Jumat, 18 Juli 2008

One of My Boyhood Homes

I got this idea from Becky, who posted Google Earth pics of the street where she grew up… as background to one of the strangest dream stories I’ve read in quite a while. The idea, such as it is, that occurred to me was “could I even remember the addresses of my childhood homes, and if so, would the house(s) still be there?”
Well… I remembered two addresses right away, the first being “3 Rue Mozart, Sceaux, Seine, France.” This is the house my parents and I lived in for about three years, give or take a couple of months. My father was stationed in downtown Paris… in a small non-descript sort of building on Avenue Kléber, just a stone’s throw from the Etoile, aka L’Arc de Triomphe. His workplace was in keeping with his mission, as he was in the USAF’s Office of Special Investigations (OSI). His building was actually an apartment house, and there were no signs or other indicators that the building was an Air Force installation. “Air Force office” would probably be a more appropriate term than installation, come to think on it. But, I’m digressing. What my father did has no bearing on what we’re on about here, other than the fact his being stationed in Paris was why I was in Paris. But, then again, that’s everything, ain’t it?

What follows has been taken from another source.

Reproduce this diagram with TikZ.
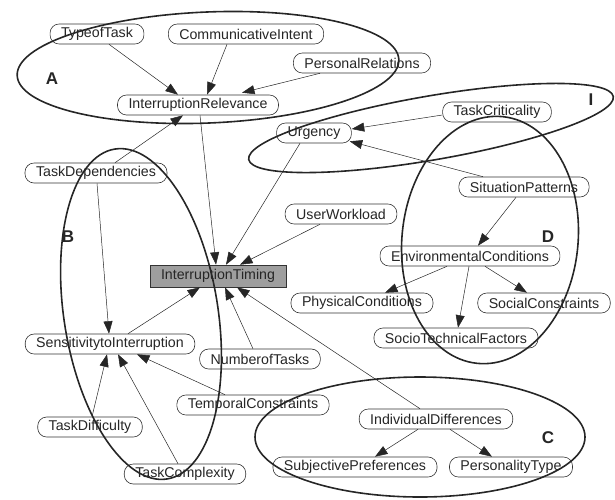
\documentclass[tikz,border=0pt]{standalone}
\usepackage{fontspec}
\setmainfont{Liberation Sans}
\usetikzlibrary{arrows.meta}
\begin{document}
\begin{tikzpicture}[x=1pt,y=1pt,
 nd/.style={draw=black!80, line width=0.6pt, rounded corners=9pt, inner xsep=11pt, inner ysep=0pt, minimum height=20pt, font=\fontsize{14.2}{16}\selectfont, text=black!85, fill=white},
 tbox/.style={nd, rounded corners=0pt, fill=black!38, minimum height=22pt},
 ed/.style={-{Triangle[length=12.5pt,width=9pt]}, line width=0.5pt, draw=black!85},
 grp/.style={line width=1.6pt, draw=black!85},
 lab/.style={font=\fontsize{17}{18}\selectfont\bfseries, text=black!85, inner sep=0pt}]
\useasboundingbox (0,0) rectangle (615,-499);
% nodes
\node[nd] (tt)  at (97,-34)  {TypeofTask};
\node[nd] (ci)  at (246,-34) {CommunicativeIntent};
\node[nd] (pr)  at (362,-63) {PersonalRelations};
\node[nd] (ir)  at (198,-105) {InterruptionRelevance};
\node[nd] (td)  at (96,-173) {TaskDependencies};
\node[nd] (urg) at (314,-133) {Urgency};
\node[nd] (tc)  at (497,-112) {TaskCriticality};
\node[nd] (sp)  at (524,-187) {SituationPatterns};
\node[nd] (uw)  at (341,-214) {UserWorkload};
\node[nd] (ec)  at (470,-256) {EnvironmentalConditions};
\node[nd] (pc)  at (362,-303) {PhysicalConditions};
\node[nd] (sc)  at (544,-303) {SocialConstraints};
\node[nd] (stf) at (456,-338) {SocioTechnicalFactors};
\node[tbox] (it) at (218,-276) {InterruptionTiming};
\node[nd] (si)  at (110,-344) {SensitivitytoInterruption};
\node[nd] (nt)  at (260,-359) {NumberofTasks};
\node[nd] (tmp) at (253,-405) {TemporalConstraints};
\node[nd] (tdf) at (90,-427) {TaskDifficulty};
\node[nd] (tcx) at (185,-474) {TaskComplexity};
\node[nd] (id)  at (436,-419) {IndividualDifferences};
\node[nd] (sbp) at (355,-467) {SubjectivePreferences};
\node[nd] (pt)  at (511,-467) {PersonalityType};
% edges
\draw[ed] ([xshift=12pt]tt.south) -- ([xshift=-20pt]ir.north);
\draw[ed] ([xshift=-19pt]ci.south) -- ([xshift=9pt]ir.north);
\draw[ed] ([xshift=-42pt]pr.south) -- ([xshift=44pt,yshift=2pt]ir.north);
\draw[ed] ([xshift=19pt]td.north) -- ([xshift=-15pt]ir.south);
\draw[ed] ([xshift=2pt]ir.south) -- ([xshift=-2pt]it.north);
\draw[ed] ([xshift=-14pt]urg.south) -- ([xshift=8pt]it.north);
\draw[ed] ([xshift=-21pt]uw.south) -- ([xshift=22pt]it.north);
\draw[ed] ([yshift=-3pt]tc.west) -- ([yshift=4pt]urg.east);
\draw[ed] ([xshift=-41pt]sp.north) -- ([xshift=-2pt,yshift=2pt]urg.south east);
\draw[ed] ([xshift=-8pt]sp.south) -- ([xshift=8pt]ec.north);
\draw[ed] ([xshift=-23pt]ec.south) -- ([xshift=23pt]pc.north);
\draw[ed] ([xshift=-1pt]ec.south) -- ([xshift=2pt]stf.north);
\draw[ed] ([xshift=15pt]ec.south) -- ([xshift=-17pt]sc.north);
\draw[ed] ([xshift=1pt]td.south) -- ([xshift=-1pt]si.north);
\draw[ed] ([xshift=18pt]si.north) -- ([xshift=-18pt]it.south);
\draw[ed] ([xshift=-7pt]nt.north) -- ([xshift=7pt]it.south);
\draw[ed] ([xshift=-16pt]id.north) -- ([xshift=19pt]it.south);
\draw[ed] ([xshift=-28pt]tmp.north) -- ([xshift=27pt]si.south);
\draw[ed] ([xshift=2pt]tdf.north) -- ([xshift=-3pt]si.south);
\draw[ed] ([xshift=-7pt]tcx.north) -- ([xshift=8pt]si.south);
\draw[ed] ([xshift=-18pt]id.south) -- ([xshift=20pt]sbp.north);
\draw[ed] ([xshift=14pt]id.south) -- ([xshift=-19pt]pt.north);
% group ellipses
\draw[grp, rotate around={2.4:(208,-67.5)}] (208,-67.5) ellipse [x radius=191, y radius=55.5];
\draw[grp, rotate around={9.8:(431,-128)}] (431,-128) ellipse [x radius=185, y radius=32];
\draw[grp, rotate around={9:(141,-314)}] (141,-314) ellipse [x radius=77, y radius=167];
\draw[grp, rotate around={-6:(490,-240)}] (490,-240) ellipse [x radius=88, y radius=124];
\draw[grp] (420,-437) ellipse [x radius=165, y radius=60];
% labels
\node[lab] (la) at (52,-79) {A};
\node[lab] (lb) at (68,-237) {B};
\node[lab] (ld) at (548,-237) {D};
\node[lab] (lc) at (548,-438) {C};
\node[lab] (li) at (591,-100) {I};
\end{tikzpicture}
\end{document}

So… what you see in these Google Earth screenshots (as always, click for larger) are…
Metropolitan Paris.
You can see a placemark over my neighborhood, which was on the south side of the city. The actual city of Paris is within the boundaries of the ring road, which is quite visible in the screen shot. I went to school at Orly Field, which you can see in the lower right quadrant of the screenshot. I lived in Sceaux, but one street over was the village of Bourg-La-Reine, which was where the metro stop was. More on that, in a moment.
Second: My neighborhood.
Sceaux and Bourg-La-Reine.
The salient feature of the neighborhood is the Parc de Sceaux, which I’ve talked about a little bit here. The park is quite large, as you can tell from the screen shot, and was only about a six minute bike ride from my front door. I spent many, many hours riding my bike through that park and playing “cowboys and Indians” sorts of games… which were mostly Americans vs. Germans, Big Bang Two style. Keep in mind, this is around 1955 or so, and World War II wasn’t something a kid read about in history books. World War II was recent history back then and my father, and all my friends’ fathers, fought in it. There was also physical evidence of the war that hadn’t been cleaned up completely in the intervening ten years. Not so much in Paris, which was relatively unscathed by the war, but certainly visible in London (where we’d moved from) and MOST certainly visible in Germany, where the family vacationed. Digressions ‘R’ Us…
And finally: the house I lived in:
3 Rue Mozart, Sceaux. Second house on the left, with the three cars parked in front.
The amazing thing…for me… is that I recognize the street quite well. Even MORE amazing is the fact the vacant lot across the street from my house is STILL vacant, even though 50+ years have passed. That “vacant lot” isn’t as vacant as it seems, or at least it wasn’t when I was a child. The lot is (or was) actually a very large garden, with vegetables and fruit trees, and it looks like the garden is still tended today. The garden was owned and tended by my boyhood friend Christian’s grandparents when I lived on Rue Mozart, and my family was the recipient of a lot of goodies that came out of that garden. Christian, a young French boy my age, was one of my partners in crime. My two other closest friends, Tommy Wallace and Skipper Amey, were the sons of US military families that lived in the area… and there were only three such families, including my own.
I mentioned above that I would say more about Le Metro. The metro was my friends’ and my ticket out of the ‘burbs and into The City. Now, being as how we…all of us boys… were only ten years old, we had limits placed upon us by our parents. We were free to ride our bikes all over the neighborhood(s), and were allowed to venture as far as the Parc de Sceaux. Everything else was “off limits.” But… we were boys. Very imaginative and a lil bit daring boys, too. Tommy, Skipper, and I figured out how to read the metro maps, locate the places we wanted to go (this being our favorite destination), save money from our allowances for train tickets, and actually travel into the city for the day… and get home by mid-afternoon. Without ever being caught. Which we did about once a month throughout my final summer in Paris. Years later I told my parents about our adventures and they were suitably horrified. Well, Mom was, anyway. Dad just kinda smiled a little bit, and I can’t help but feel he thought “That’s my boy!” But he would never have said something like that in front of Mom. And he would of beat the livin’ daylights out of me, had I been caught back then. But, Hey! I wasn’t.
Those clandestine trips into Paris are the things I remember most about living there. There are other things, true, but one never forgets one’s very first taste of independence, no?